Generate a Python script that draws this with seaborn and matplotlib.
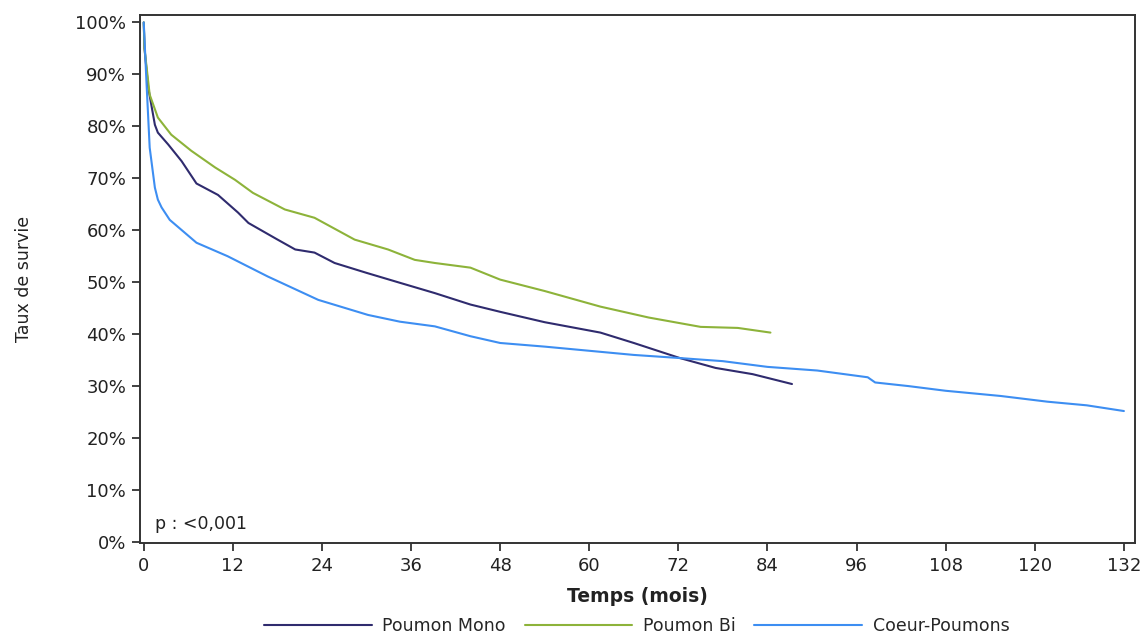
import numpy as np
import pandas as pd
import matplotlib
matplotlib.use("Agg")
import matplotlib.pyplot as plt
import seaborn as sns
from matplotlib.ticker import FuncFormatter

# ---- data (months, survival %) ----
mono_t = [0, 0.1, 0.6, 1.5, 1.9, 3.3, 5.1, 7.1, 10.0, 12.7, 14.1, 17.9, 20.4, 23.0, 25.7,
          30, 34.7, 39.2, 44, 48, 54, 61.5, 66, 72.2, 77, 82, 87.3]
mono_s = [100, 95, 87.5, 80.3, 78.8, 76.5, 73.3, 69.0, 66.8, 63.4, 61.4, 58.3, 56.3, 55.7, 53.7,
          51.8, 49.8, 47.9, 45.7, 44.3, 42.3, 40.3, 38.3, 35.4, 33.5, 32.3, 30.4]

bi_t = [0, 0.1, 0.8, 1.9, 3.7, 6.4, 9.6, 12.3, 14.7, 19.0, 23.0, 28.4, 32.9, 36.5, 39.2,
        44, 48, 54, 61.5, 68, 75, 80, 84.4]
bi_s = [100, 95, 86.1, 81.7, 78.4, 75.3, 72.1, 69.7, 67.2, 64.0, 62.4, 58.2, 56.3, 54.3, 53.7,
        52.8, 50.5, 48.3, 45.3, 43.2, 41.4, 41.2, 40.3]

cp_t = [0, 0.36, 0.8, 1.5, 1.9, 2.4, 3.5, 7.1, 11.3, 16.7, 23.5, 30.2, 34.5, 39.2, 44, 48,
        54, 61.5, 66, 72.2, 78, 84, 90.7, 97.5, 98.5, 103, 108, 115.4, 121.7, 127, 132]
cp_s = [100, 88.7, 75.9, 68.2, 65.9, 64.4, 62.0, 57.6, 55.0, 51.1, 46.6, 43.7, 42.4, 41.5, 39.6, 38.3,
        37.6, 36.6, 36.0, 35.4, 34.8, 33.7, 33.0, 31.7, 30.7, 30.0, 29.1, 28.1, 27.0, 26.3, 25.2]

groups = ["Poumon Mono", "Poumon Bi", "Coeur-Poumons"]
colors = ["#2f2b6e", "#8db33a", "#3d8ef2"]
x_ticks = list(range(0, 133, 12))
y_ticks = list(range(0, 101, 10))

df = pd.concat([
    pd.DataFrame({"t": mono_t, "s": mono_s, "g": groups[0]}),
    pd.DataFrame({"t": bi_t, "s": bi_s, "g": groups[1]}),
    pd.DataFrame({"t": cp_t, "s": cp_s, "g": groups[2]}),
], ignore_index=True)

sns.set_theme(style="white")
plt.rcParams["font.family"] = ["DejaVu Sans"]

fig = plt.figure(figsize=(11.45, 6.35), dpi=100)
ax = fig.add_axes([0.1223, 0.1449, 0.869, 0.832])

sns.lineplot(data=df, x="t", y="s", hue="g", hue_order=groups,
             palette=dict(zip(groups, colors)), linewidth=1.5, ax=ax,
             estimator=None, sort=False, legend=True)

ax.set_xlim(-0.5, 133.5)
ax.set_ylim(-0.2, 101.5)
ax.set_xticks(x_ticks)
ax.set_yticks(y_ticks)
ax.yaxis.set_major_formatter(FuncFormatter(lambda v, p: f"{int(v)}%"))
ax.tick_params(axis="both", which="major", labelsize=13, length=6, width=1.3,
               color="#333333", labelcolor="#222222", direction="out",
               bottom=True, left=True, pad=4)
for sp in ax.spines.values():
    sp.set_color("#333333")
    sp.set_linewidth(1.4)

ax.set_xlabel("Temps (mois)", fontsize=13.5, fontweight="bold", color="#222222", labelpad=9)
ax.set_ylabel("Taux de survie", fontsize=12.5, color="#222222", labelpad=30)

ax.text(1.5, 1.8, "p : <0,001", fontsize=12.5, color="#222222", ha="left", va="bottom")

handles, labels = ax.get_legend_handles_labels()
ax.get_legend().remove()
fig.legend(handles, labels, loc="center", bbox_to_anchor=(0.556, 0.014),
           ncol=3, frameon=False, fontsize=12.5, handlelength=6.2, columnspacing=1.1,
           handletextpad=0.6, borderpad=0.1)

fig.savefig("out.png", dpi=100)
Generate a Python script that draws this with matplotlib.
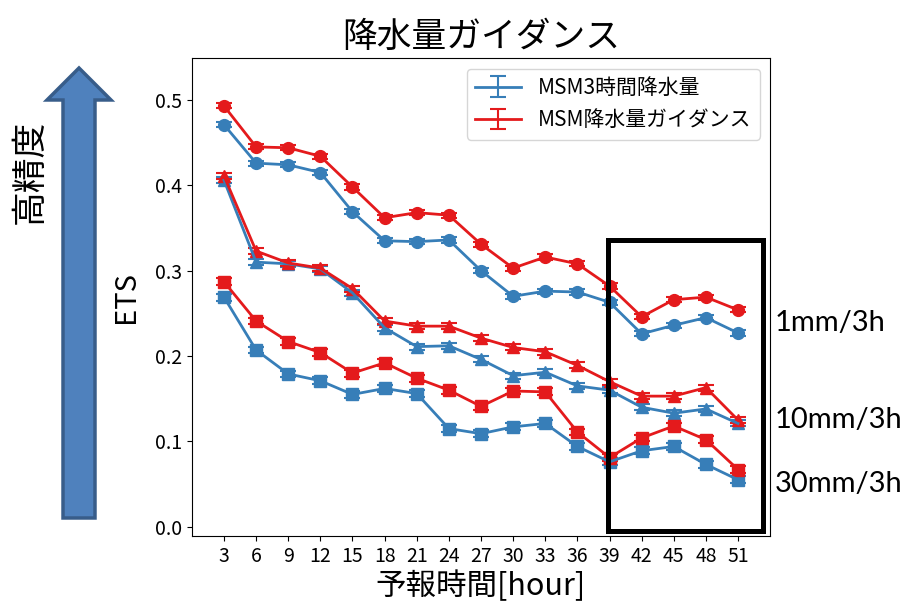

→ GIVEN PROBLEM
Print exactly the first line of the entries and every line after it through the one that contains "52.8, 50.5, 48.3, 45.3, 43.2, 41.4, 41.2, 40.3]", leaving the pictures out.

→ FINISHED TASK
Generate a Python script that draws this with seaborn and matplotlib.
import numpy as np
import pandas as pd
import matplotlib
matplotlib.use("Agg")
import matplotlib.pyplot as plt
import seaborn as sns
from matplotlib.ticker import FuncFormatter

# ---- data (months, survival %) ----
mono_t = [0, 0.1, 0.6, 1.5, 1.9, 3.3, 5.1, 7.1, 10.0, 12.7, 14.1, 17.9, 20.4, 23.0, 25.7,
          30, 34.7, 39.2, 44, 48, 54, 61.5, 66, 72.2, 77, 82, 87.3]
mono_s = [100, 95, 87.5, 80.3, 78.8, 76.5, 73.3, 69.0, 66.8, 63.4, 61.4, 58.3, 56.3, 55.7, 53.7,
          51.8, 49.8, 47.9, 45.7, 44.3, 42.3, 40.3, 38.3, 35.4, 33.5, 32.3, 30.4]

bi_t = [0, 0.1, 0.8, 1.9, 3.7, 6.4, 9.6, 12.3, 14.7, 19.0, 23.0, 28.4, 32.9, 36.5, 39.2,
        44, 48, 54, 61.5, 68, 75, 80, 84.4]
bi_s = [100, 95, 86.1, 81.7, 78.4, 75.3, 72.1, 69.7, 67.2, 64.0, 62.4, 58.2, 56.3, 54.3, 53.7,
        52.8, 50.5, 48.3, 45.3, 43.2, 41.4, 41.2, 40.3]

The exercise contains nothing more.